Los biógrafos se adentran en in­finidad de detalles para explorar el pa­sado que suele llegar en fragmentos o en mensajes, coherentes unos y los más confusos, de los que arranca la his­toria. La imaginación une en ocasiones vacíos irremediables, pero de todas maneras el estudio salva grandes eslabones que son los que integran el alma de la noticia. Se recogen, otras veces, elementos físicos que custodian los museos como pertrechos de la gran­deza. Los sables, los cañones de nuestra libertad han sobrevivido a muchos naufragios. Las botas y los uniformes militares que nos dieron lustre, han re­sistido la embestida de los años.
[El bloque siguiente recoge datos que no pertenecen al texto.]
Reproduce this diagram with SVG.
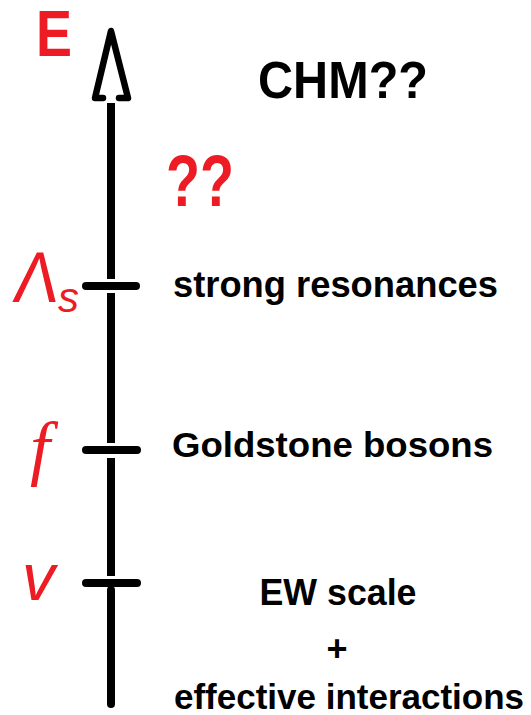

La silla que inspiró aquel grito de venganza, de furor e in­dependencia, fue carcomida por el tiempo Puede pensarse que tras el sangriento castigo se lanzó a la tur­bulencia de las aguas, manchada como había quedado por la sangre insurgente. Alguien ha debido sal­varla para la posteridad. Su significado, su elocuencia, son relevantes en la per­sonalidad del héroe de Tenerife. El arrebato se acrecentó y engrandeció ante ella. En aquel instante surgió la fiereza del hombre aguerrido, del héroe humillado. En esa explosión de ira y vehemencia quedó plasmado el carácter del general Maza.

Los héroes nos pertenecen con sus atributos y debilidades, sus glorias y fracasos. Esa silla, que dibuja un acto de ímpetu, tiene mucho de historia patria.

La Patria, Manizales, 8-XI-1972.
Prensa Cultural Nueva, Ibagué, noviembre de 1993.